TASK GOAL. Return the lines that follow, exactly as they appear, from the first through the one containing "f_op = [0.80, 0.77, 0.68, 0.54, 0.44, 0.33]"; no pictures are to be included.

★ ★ ★ ★ ★

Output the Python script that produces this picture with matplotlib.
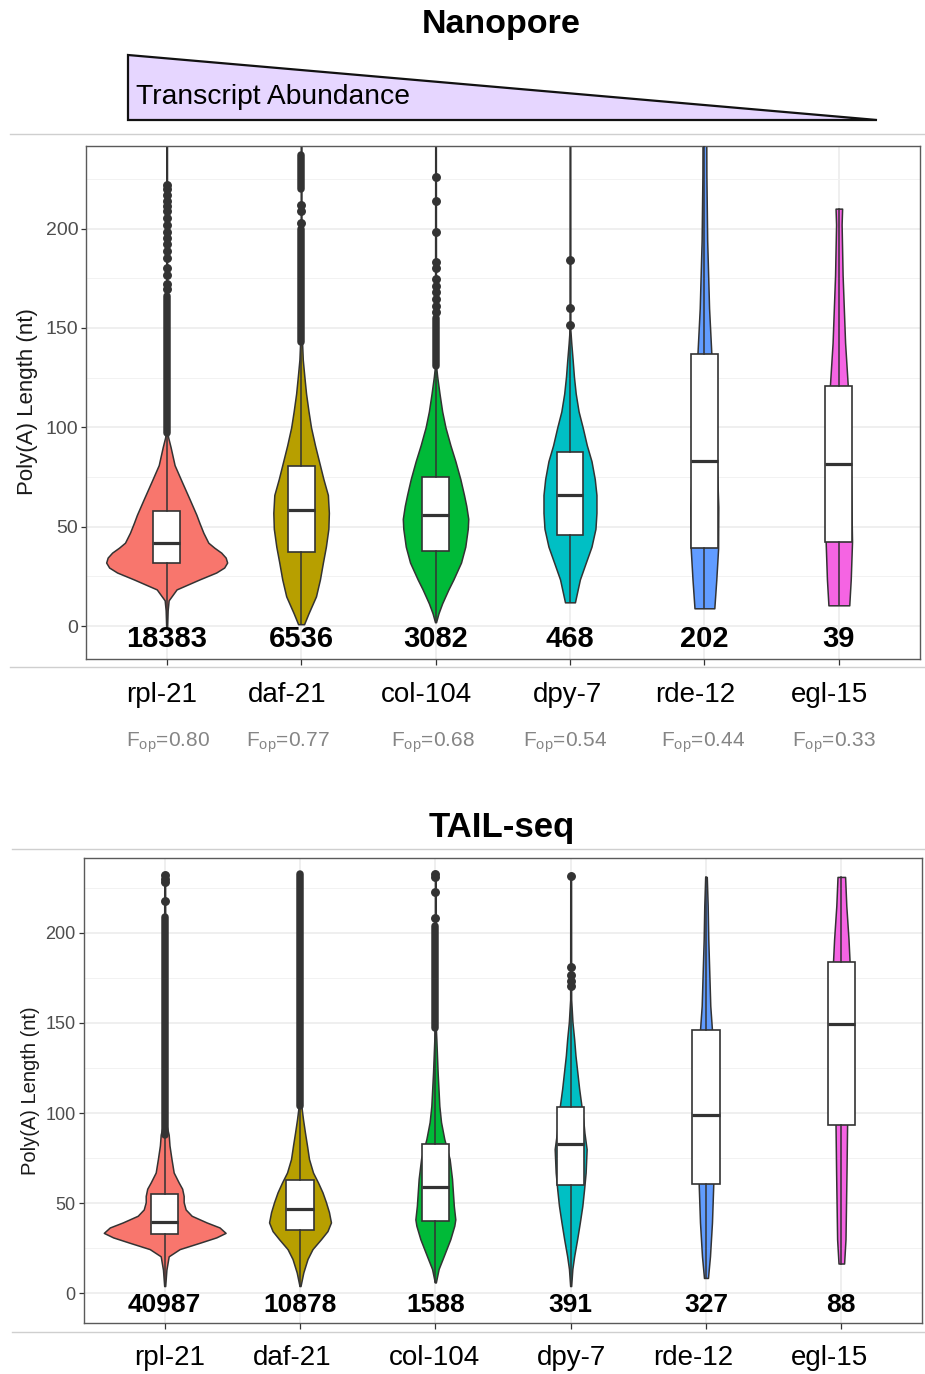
import numpy as np
import matplotlib
matplotlib.use("Agg")
import matplotlib.pyplot as plt
from matplotlib.patches import Polygon

plt.rcParams['font.family'] = ['Liberation Sans', 'DejaVu Sans']
plt.rcParams['mathtext.fontset'] = 'custom'
plt.rcParams['mathtext.rm'] = 'Liberation Sans'

genes = ['rpl-21', 'daf-21', 'col-104', 'dpy-7', 'rde-12', 'egl-15']
colors = ['#F8766D', '#B79F00', '#00BA38', '#00BFC4', '#619CFF', '#F564E3']
f_op = [0.80, 0.77, 0.68, 0.54, 0.44, 0.33]

# ---- Nanopore ----
np_counts = [18383, 6536, 3082, 468, 202, 39]
# whisker low, q1, median, q3, whisker high
np_box = [
    (0.5, 32, 42, 58, 96),
    (1, 37.5, 58.5, 80.5, 143),
    (2, 38, 56, 75, 130),
    (12, 46, 66, 87.5, 149),
    (9, 39.5, 83, 137, 260),
    (10.5, 42.5, 81.5, 121, 210),
]
# violin density profiles: (poly(A) length, relative density)
np_violin = [
    [(0, 0.5), (8, 1), (13, 2), (18.5, 10), (23.5, 33), (27, 50), (29.5, 58),
     (32, 61), (34.5, 59.5), (37, 55), (39.5, 48), (42, 42), (47, 37),
     (52, 33), (56, 30), (64, 23), (73, 15), (81, 8), (90, 4), (95, 1.5),
     (100, 0.5), (260, 0.3)],
    [(1, 3), (6.5, 7.5), (15, 15), (23.5, 19), (32, 22), (40, 25), (49, 27.5),
     (57, 28), (66, 27), (74, 22.5), (83, 18), (91, 14), (100, 10), (108, 7.5),
     (117, 5), (125.5, 3.3), (134, 1.7), (142.5, 1), (150, 0.4), (260, 0.3)],
    [(2, 0.5), (6.5, 3), (11.5, 6.7), (18.5, 13), (23.5, 18), (32, 25.7),
     (40, 30), (49, 32.5), (54, 33), (60.5, 31), (66, 28.7), (74, 25), (83, 20),
     (91, 15), (100, 10), (108, 6.7), (117, 4), (125.5, 1.7), (131, 0.5),
     (260, 0.3)],
    [(12, 5), (23.5, 10), (32, 16), (40, 21.7), (49, 25.7), (57, 26.7),
     (66, 26.7), (74, 25), (83, 21.7), (91, 17), (100, 12.8), (108, 8.7),
     (117, 5.8), (125.5, 4), (134, 2.7), (142.5, 1.3), (149, 0.4), (260, 0.3)],
    [(9, 10), (23.5, 12), (39, 13.8), (60, 14), (90, 12), (120, 9), (137, 7),
     (160, 4.7), (194, 2.8), (227, 2), (260, 1.8)],
    [(10.5, 10.5), (23.5, 12), (42.5, 13.3), (80, 12), (121, 9), (142.5, 6.3),
     (176.5, 3.8), (202, 2.8), (210, 3.3)],
]
# outliers: dense runs (low, high) and single points
np_out_runs = [[(97, 166)], [(143, 200), (220, 237)], [(131, 155)], [], [], []]
np_out_pts = [
    [169.5, 172, 176.5, 180, 185, 188.5, 192, 195, 198.5, 202, 205.5, 209,
     211.5, 214, 217, 220, 222],
    [203, 209, 212],
    [158, 161, 164.5, 168, 171, 174.5, 180, 183, 198.5, 214, 226],
    [151.5, 160, 184],
    [],
    [],
]

# ---- TAIL-seq ----
ts_counts = [40987, 10878, 1588, 391, 327, 88]
ts_box = [
    (4, 33, 39.3, 55, 88),
    (4, 35, 47, 63, 104),
    (6, 40, 59, 83, 147),
    (4, 60, 83, 103.5, 163),
    (8.5, 60.5, 99, 146, 231),
    (16.5, 93.5, 149.5, 184, 231),
]
ts_violin = [
    [(4, 0.5), (13, 1.7), (20.5, 4), (24.5, 15), (28, 35), (31, 51.7),
     (33.5, 61), (36.5, 55), (39.3, 42), (43, 27), (46.5, 21), (50.5, 19),
     (54, 19), (58, 17.5), (61.5, 14), (67, 9), (74.5, 6.8), (82, 4.8),
     (88, 4), (95, 1), (232, 0.4)],
    [(4, 0.5), (11.5, 3.3), (19, 7.5), (24.5, 12.5), (30, 21), (34.5, 27.5),
     (39.3, 31), (45, 29), (50.5, 26), (56, 22.5), (61.5, 18), (67, 13),
     (74.5, 9), (82, 7), (89, 5), (96.5, 3), (104, 1.3), (232, 0.4)],
    [(6, 0.5), (13.5, 3.3), (20.5, 8.3), (30, 15), (37.5, 19), (41, 20),
     (48.5, 18.5), (63.5, 16.7), (74.5, 14.3), (85.5, 9), (95, 5.7), (104, 4),
     (122.5, 2.3), (141, 1), (147, 0.5), (232, 0.4)],
    [(4, 0.5), (13.5, 1.7), (20.5, 3.5), (30, 6.5), (39.3, 9.2), (48.5, 11.7),
     (58, 13.5), (67, 15), (80, 16), (89, 13.8), (95, 12.8), (104, 10.8),
     (113.5, 8.5), (122.5, 6.7), (132, 4.8), (141, 3.5), (150.5, 1.8),
     (163, 0.5), (231, 0.4)],
    [(8.5, 2), (20.5, 4), (39.3, 6), (60.5, 7.3), (100, 7.8), (146, 6),
     (159.5, 4.3), (178, 3.3), (196.5, 2.3), (215, 1.7), (231, 0.8)],
    [(16.5, 2.8), (30, 4.2), (67, 5.2), (93.5, 5.8), (150, 8), (184, 8.3),
     (196.5, 7.2), (215, 5), (231, 3.8)],
]
ts_out_runs = [[(88, 209)], [(104, 232.5)], [(147, 204)], [], [], []]
ts_out_pts = [
    [217.5, 228, 230, 232],
    [],
    [208, 222.5, 231, 232.5],
    [170.5, 173.5, 176.5, 181, 231.5],
    [],
    [],
]

W, H = 925, 1374
fig = plt.figure(figsize=(W / 100, H / 100), dpi=100)

# page-level overlay in pixel units for titles, rules and the label rows
bg = fig.add_axes([0, 0, 1, 1])
bg.set_xlim(0, W)
bg.set_ylim(H, 0)
bg.axis('off')

DARK = '#333333'
dmax = max(max(d for _, d in v) for v in np_violin + ts_violin)


def draw_panel(ax, violins, boxes, counts, runs, pts, count_size, tick_size):
    ax.set_xlim(0.4, 6.6)
    ax.set_ylim(-16.5, 241.5)
    ax.set_axisbelow(True)
    ax.set_yticks([0, 50, 100, 150, 200])
    ax.set_yticks([25, 75, 125, 175, 225], minor=True)
    ax.set_xticks(range(1, 7))
    ax.set_xticklabels([])
    ax.grid(True, which='major', color='#EBEBEB', lw=1.1)
    ax.grid(True, which='minor', axis='y', color='#F2F2F2', lw=0.7)
    ax.tick_params(axis='y', which='major', length=3.5, width=0.9,
                   color=DARK, labelsize=tick_size, labelcolor='#4D4D4D', pad=2)
    ax.tick_params(axis='y', which='minor', length=0)
    ax.tick_params(axis='x', length=4.5, width=0.9, color=DARK)
    for s in ax.spines.values():
        s.set_color('#5A5A5A')
        s.set_linewidth(1.0)

    for i, prof in enumerate(violins):
        x = i + 1
        y = np.array([p[0] for p in prof])
        w = np.array([p[1] for p in prof]) / dmax * 0.45
        ax.fill_betweenx(y, x - w, x + w, facecolor=colors[i],
                         edgecolor=DARK, lw=1.1, zorder=2)

    stats = [dict(whislo=b[0], q1=b[1], med=b[2], q3=b[3], whishi=b[4],
                  fliers=pts[i]) for i, b in enumerate(boxes)]
    ax.bxp(stats, positions=range(1, 7), widths=0.2, patch_artist=True,
           showcaps=False, manage_ticks=False,
           boxprops=dict(facecolor='white', edgecolor=DARK, lw=1.2),
           whiskerprops=dict(color=DARK, lw=1.1),
           medianprops=dict(color=DARK, lw=2.3, solid_capstyle='butt'),
           flierprops=dict(marker='o', markerfacecolor=DARK,
                           markeredgecolor=DARK, markersize=5.4),
           zorder=3)
    for i, rr in enumerate(runs):
        for lo, hi in rr:
            ax.plot([i + 1, i + 1], [lo, hi], color=DARK, lw=5.4,
                    solid_capstyle='round', zorder=4)

    for i, n in enumerate(counts):
        ax.text(i + 1, -10.5, str(n), ha='center', va='baseline',
                fontsize=count_size, fontweight='bold', zorder=5)


# Nanopore panel
ax1 = fig.add_axes([86 / W, 1 - 659 / H, 833.5 / W, 513 / H])
draw_panel(ax1, np_violin, np_box, np_counts, np_out_runs, np_out_pts, 21, 14)

# TAIL-seq panel
ax2 = fig.add_axes([83.5 / W, 1 - 1323 / H, 839 / W, 465 / H])
draw_panel(ax2, ts_violin, ts_box, ts_counts, ts_out_runs, ts_out_pts, 19, 13)

# titles, separators and abundance wedge
bg.text(501, 25, 'Nanopore', ha='center', va='center', fontsize=24.5,
        fontweight='bold')
bg.text(502, 828, 'TAIL-seq', ha='center', va='center', fontsize=25,
        fontweight='bold')
for y0, x0 in [(134, 10), (667, 10), (849, 12), (1332, 12)]:
    bg.plot([x0, W], [y0, y0], color='#CFCFCF', lw=1.0)
bg.add_patch(Polygon([(128, 55), (128, 120), (877, 120)], closed=True,
                     facecolor='#E6D6FF', edgecolor='#111111', lw=1.6))
bg.text(136, 97, 'Transcript Abundance', ha='left', va='center', fontsize=20.3)

# y-axis titles
bg.text(28, 402, 'Poly(A) Length (nt)', rotation=90, ha='center', va='center',
        fontsize=16, color='#1A1A1A')
bg.text(31, 1091, 'Poly(A) Length (nt)', rotation=90, ha='center', va='center',
        fontsize=14.5, color='#1A1A1A')

# gene name rows and F_op values
top_label_x = [162, 287, 427, 567, 695, 830]
fop_x = [126, 246, 391, 523, 661, 792]
bot_label_x = [170, 292, 435, 571, 693, 830]
for g, xg, xf, v, xb in zip(genes, top_label_x, fop_x, f_op, bot_label_x):
    bg.text(xg, 702, g, ha='center', va='baseline', fontsize=20)
    bg.text(xf, 746, r'F$_{\mathrm{op}}$=%.2f' % v, ha='left', va='baseline',
            fontsize=15, color='#858585')
    bg.text(xb, 1365, g, ha='center', va='baseline', fontsize=20)

fig.savefig('out.png', dpi=100)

★ ★ ★ ★ ★

SOLUTION FOR THIS TASK.
Output the Python script that produces this picture with matplotlib.
import numpy as np
import matplotlib
matplotlib.use("Agg")
import matplotlib.pyplot as plt
from matplotlib.patches import Polygon

plt.rcParams['font.family'] = ['Liberation Sans', 'DejaVu Sans']
plt.rcParams['mathtext.fontset'] = 'custom'
plt.rcParams['mathtext.rm'] = 'Liberation Sans'

genes = ['rpl-21', 'daf-21', 'col-104', 'dpy-7', 'rde-12', 'egl-15']
colors = ['#F8766D', '#B79F00', '#00BA38', '#00BFC4', '#619CFF', '#F564E3']
f_op = [0.80, 0.77, 0.68, 0.54, 0.44, 0.33]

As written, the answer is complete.